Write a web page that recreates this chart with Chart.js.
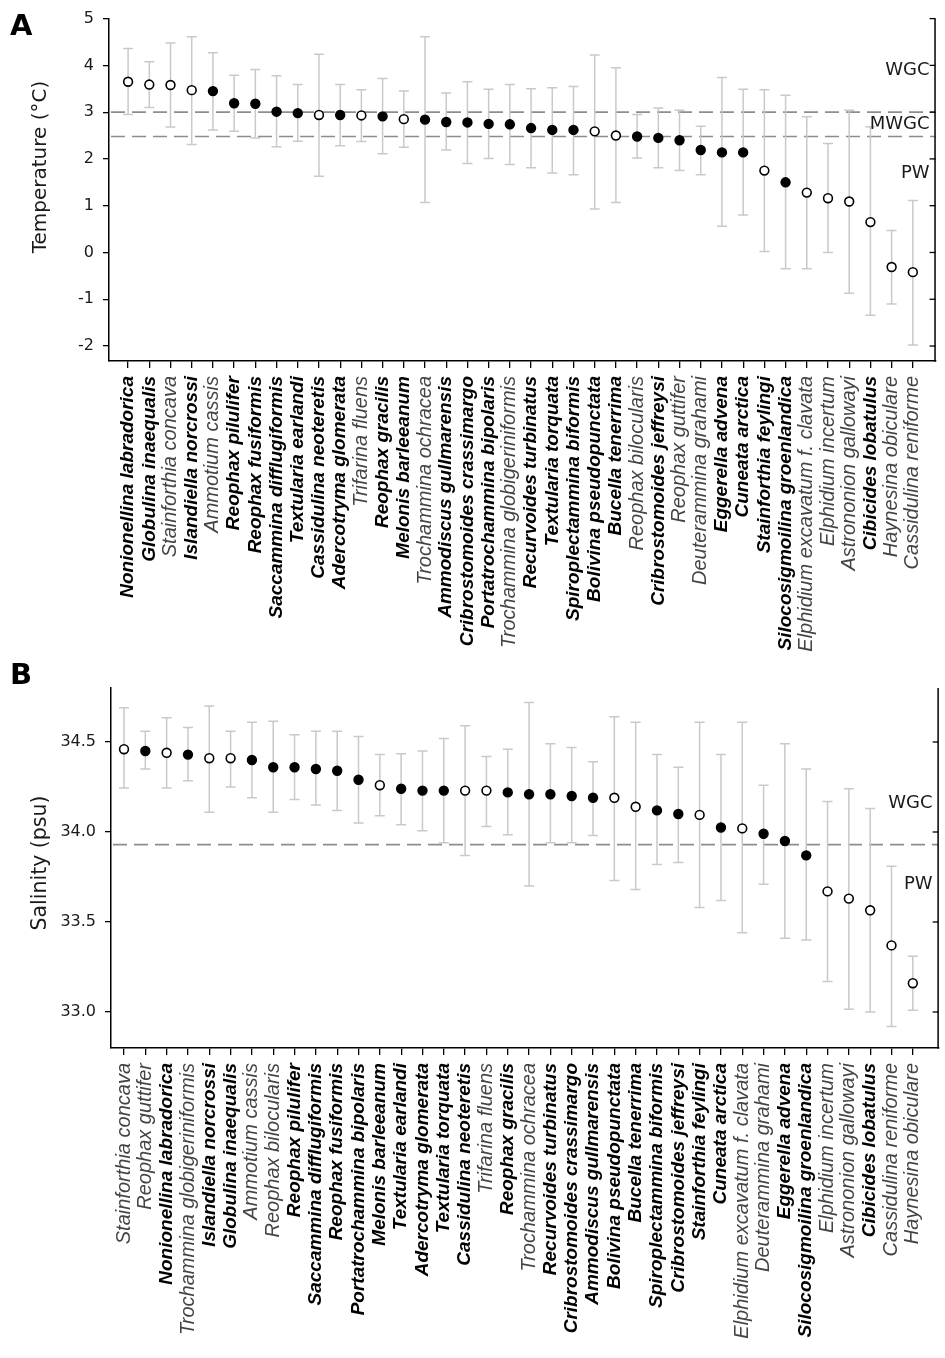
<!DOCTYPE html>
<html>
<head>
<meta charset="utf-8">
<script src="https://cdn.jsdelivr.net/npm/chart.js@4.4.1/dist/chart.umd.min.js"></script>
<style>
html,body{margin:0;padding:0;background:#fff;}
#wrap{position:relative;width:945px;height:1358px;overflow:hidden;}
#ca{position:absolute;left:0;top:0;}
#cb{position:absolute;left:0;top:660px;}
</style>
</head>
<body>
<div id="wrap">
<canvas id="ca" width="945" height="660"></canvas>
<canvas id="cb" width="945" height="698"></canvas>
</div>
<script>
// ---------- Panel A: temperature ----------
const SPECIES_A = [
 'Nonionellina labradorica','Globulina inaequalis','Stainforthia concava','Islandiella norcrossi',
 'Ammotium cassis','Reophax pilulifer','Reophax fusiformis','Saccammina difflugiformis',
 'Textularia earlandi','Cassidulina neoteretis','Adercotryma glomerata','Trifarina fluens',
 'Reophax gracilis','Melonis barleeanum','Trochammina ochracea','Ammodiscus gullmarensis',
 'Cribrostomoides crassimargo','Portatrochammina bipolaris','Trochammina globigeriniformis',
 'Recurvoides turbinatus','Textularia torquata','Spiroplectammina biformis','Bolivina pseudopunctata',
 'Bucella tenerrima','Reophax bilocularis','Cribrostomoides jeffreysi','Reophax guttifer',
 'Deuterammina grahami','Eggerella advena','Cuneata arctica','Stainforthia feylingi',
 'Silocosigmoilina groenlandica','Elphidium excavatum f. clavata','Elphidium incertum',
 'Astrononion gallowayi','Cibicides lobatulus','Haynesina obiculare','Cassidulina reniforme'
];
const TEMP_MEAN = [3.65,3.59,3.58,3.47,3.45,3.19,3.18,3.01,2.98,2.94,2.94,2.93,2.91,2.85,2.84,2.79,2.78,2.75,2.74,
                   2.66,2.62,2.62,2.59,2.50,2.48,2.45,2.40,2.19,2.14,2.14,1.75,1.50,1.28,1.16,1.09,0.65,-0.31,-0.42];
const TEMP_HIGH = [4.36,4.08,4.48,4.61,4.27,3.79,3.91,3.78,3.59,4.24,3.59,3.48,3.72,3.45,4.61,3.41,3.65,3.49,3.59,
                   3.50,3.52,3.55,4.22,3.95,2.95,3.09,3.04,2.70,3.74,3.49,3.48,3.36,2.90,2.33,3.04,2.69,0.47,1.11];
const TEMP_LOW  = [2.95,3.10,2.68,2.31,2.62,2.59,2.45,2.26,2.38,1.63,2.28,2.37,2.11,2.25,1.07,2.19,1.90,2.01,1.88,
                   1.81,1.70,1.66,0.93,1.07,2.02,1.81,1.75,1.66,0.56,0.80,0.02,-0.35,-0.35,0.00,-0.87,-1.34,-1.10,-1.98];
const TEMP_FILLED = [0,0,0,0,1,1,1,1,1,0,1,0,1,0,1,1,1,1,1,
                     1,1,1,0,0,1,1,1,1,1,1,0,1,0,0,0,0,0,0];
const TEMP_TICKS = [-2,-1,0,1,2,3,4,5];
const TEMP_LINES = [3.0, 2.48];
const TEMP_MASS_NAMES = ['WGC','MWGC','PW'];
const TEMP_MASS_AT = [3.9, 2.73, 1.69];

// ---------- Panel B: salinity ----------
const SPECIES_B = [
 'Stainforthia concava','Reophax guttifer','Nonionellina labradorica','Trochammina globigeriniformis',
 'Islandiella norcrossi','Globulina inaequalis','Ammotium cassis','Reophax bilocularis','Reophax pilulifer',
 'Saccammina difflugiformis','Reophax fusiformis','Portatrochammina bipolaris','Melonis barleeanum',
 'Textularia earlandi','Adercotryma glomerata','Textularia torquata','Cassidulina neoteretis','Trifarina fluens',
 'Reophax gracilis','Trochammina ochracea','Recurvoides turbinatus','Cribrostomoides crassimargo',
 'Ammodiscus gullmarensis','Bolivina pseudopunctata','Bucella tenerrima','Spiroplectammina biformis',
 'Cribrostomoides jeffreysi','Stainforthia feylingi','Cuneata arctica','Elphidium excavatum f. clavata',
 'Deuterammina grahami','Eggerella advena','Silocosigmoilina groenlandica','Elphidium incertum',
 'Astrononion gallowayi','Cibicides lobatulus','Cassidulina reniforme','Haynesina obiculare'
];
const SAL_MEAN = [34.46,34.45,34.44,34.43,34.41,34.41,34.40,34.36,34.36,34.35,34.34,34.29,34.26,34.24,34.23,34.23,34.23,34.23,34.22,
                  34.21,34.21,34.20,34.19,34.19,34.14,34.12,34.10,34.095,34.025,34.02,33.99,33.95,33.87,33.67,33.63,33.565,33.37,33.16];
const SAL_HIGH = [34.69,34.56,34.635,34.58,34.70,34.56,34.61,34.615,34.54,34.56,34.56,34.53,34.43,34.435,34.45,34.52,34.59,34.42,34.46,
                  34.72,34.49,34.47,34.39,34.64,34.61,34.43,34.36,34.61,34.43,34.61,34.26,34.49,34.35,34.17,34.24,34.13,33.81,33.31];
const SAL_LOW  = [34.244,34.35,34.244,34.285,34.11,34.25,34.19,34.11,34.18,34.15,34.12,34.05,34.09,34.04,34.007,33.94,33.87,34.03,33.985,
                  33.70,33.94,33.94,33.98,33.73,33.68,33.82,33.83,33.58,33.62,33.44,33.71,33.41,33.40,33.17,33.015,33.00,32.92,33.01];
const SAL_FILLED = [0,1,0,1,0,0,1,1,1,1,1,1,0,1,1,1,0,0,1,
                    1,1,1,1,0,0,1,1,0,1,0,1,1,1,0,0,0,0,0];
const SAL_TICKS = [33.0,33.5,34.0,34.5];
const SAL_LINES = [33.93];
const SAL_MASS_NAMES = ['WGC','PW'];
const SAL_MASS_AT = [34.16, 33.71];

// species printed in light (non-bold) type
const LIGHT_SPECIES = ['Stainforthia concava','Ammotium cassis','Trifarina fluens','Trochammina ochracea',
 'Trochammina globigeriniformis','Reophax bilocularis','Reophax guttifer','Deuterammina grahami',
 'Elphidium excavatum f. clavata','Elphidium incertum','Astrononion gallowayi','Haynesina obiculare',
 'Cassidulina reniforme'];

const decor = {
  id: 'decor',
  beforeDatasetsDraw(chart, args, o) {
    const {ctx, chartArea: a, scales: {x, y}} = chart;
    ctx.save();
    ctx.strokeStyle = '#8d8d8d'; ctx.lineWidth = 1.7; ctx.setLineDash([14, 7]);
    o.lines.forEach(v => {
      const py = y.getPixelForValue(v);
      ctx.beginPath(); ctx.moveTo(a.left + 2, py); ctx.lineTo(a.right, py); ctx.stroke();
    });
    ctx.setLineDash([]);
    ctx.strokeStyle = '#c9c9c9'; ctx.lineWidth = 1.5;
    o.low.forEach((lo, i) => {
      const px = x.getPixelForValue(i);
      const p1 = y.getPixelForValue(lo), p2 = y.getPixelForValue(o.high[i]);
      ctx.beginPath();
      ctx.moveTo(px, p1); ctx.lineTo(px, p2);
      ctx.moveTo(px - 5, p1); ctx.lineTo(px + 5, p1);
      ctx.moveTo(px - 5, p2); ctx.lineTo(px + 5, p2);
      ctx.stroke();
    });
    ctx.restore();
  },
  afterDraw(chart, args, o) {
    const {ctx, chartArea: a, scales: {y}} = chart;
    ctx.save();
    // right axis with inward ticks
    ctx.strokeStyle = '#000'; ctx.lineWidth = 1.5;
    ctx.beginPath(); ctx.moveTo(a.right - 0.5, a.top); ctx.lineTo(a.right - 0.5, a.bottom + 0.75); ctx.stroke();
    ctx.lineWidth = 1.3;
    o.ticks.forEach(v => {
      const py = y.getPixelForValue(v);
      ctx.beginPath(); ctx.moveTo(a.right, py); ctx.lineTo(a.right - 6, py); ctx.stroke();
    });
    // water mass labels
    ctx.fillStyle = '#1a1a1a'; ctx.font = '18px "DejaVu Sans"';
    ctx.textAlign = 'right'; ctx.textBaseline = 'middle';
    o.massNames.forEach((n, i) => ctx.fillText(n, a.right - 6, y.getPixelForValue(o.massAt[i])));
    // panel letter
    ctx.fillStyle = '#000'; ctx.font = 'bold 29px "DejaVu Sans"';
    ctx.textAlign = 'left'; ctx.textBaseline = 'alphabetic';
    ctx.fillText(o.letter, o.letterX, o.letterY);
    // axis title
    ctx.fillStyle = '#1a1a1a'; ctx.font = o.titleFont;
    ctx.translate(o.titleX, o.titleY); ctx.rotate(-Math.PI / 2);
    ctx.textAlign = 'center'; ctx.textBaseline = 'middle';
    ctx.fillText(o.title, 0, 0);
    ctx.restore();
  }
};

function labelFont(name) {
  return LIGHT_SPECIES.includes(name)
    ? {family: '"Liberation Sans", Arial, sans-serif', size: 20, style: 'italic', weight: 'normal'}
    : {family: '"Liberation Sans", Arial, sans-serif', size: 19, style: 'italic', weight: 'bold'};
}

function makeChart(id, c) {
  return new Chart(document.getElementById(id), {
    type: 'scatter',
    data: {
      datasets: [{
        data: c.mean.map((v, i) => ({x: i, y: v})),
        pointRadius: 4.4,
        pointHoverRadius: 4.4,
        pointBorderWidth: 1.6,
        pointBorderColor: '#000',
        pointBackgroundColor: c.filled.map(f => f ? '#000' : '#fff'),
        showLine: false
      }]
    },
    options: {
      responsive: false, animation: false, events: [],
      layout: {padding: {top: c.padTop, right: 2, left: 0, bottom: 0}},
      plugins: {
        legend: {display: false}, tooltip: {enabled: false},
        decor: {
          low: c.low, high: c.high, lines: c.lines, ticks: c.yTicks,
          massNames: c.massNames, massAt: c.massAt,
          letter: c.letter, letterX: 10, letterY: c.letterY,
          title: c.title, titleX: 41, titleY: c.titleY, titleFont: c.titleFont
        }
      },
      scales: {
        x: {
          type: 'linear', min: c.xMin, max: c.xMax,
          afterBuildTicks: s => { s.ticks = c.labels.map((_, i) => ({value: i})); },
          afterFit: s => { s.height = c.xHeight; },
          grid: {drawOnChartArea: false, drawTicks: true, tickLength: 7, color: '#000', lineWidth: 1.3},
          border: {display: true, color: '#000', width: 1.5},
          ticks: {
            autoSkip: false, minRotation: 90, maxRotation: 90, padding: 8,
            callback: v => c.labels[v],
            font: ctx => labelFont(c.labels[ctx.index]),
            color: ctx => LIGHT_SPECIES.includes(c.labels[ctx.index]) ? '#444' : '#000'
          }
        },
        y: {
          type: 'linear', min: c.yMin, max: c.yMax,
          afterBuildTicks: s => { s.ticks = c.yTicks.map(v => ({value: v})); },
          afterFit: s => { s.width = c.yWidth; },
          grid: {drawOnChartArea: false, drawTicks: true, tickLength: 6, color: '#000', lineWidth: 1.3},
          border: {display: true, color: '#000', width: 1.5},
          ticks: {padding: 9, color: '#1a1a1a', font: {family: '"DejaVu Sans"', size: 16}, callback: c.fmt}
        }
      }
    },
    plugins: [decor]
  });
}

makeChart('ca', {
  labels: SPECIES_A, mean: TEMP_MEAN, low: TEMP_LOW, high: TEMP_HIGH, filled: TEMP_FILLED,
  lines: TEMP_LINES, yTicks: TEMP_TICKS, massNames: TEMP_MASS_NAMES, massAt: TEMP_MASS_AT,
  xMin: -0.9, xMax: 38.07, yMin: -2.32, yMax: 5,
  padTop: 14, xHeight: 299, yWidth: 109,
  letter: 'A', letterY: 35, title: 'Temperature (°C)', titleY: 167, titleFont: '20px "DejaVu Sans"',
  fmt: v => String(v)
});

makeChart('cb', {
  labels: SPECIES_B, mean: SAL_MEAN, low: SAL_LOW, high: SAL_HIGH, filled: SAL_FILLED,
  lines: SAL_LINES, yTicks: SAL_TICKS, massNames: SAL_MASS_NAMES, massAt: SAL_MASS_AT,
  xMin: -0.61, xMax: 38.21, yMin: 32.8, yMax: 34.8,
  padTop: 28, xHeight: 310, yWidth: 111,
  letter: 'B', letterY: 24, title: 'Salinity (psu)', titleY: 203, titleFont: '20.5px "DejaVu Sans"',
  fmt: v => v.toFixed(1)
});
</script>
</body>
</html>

-------------------------

• _WORK INSTRUCTIONS_
Report all lines of the data that include the word "with".

• _EXERCISE ANSWER_
Write a web page that recreates this chart with Chart.js.
    // right axis with inward ticks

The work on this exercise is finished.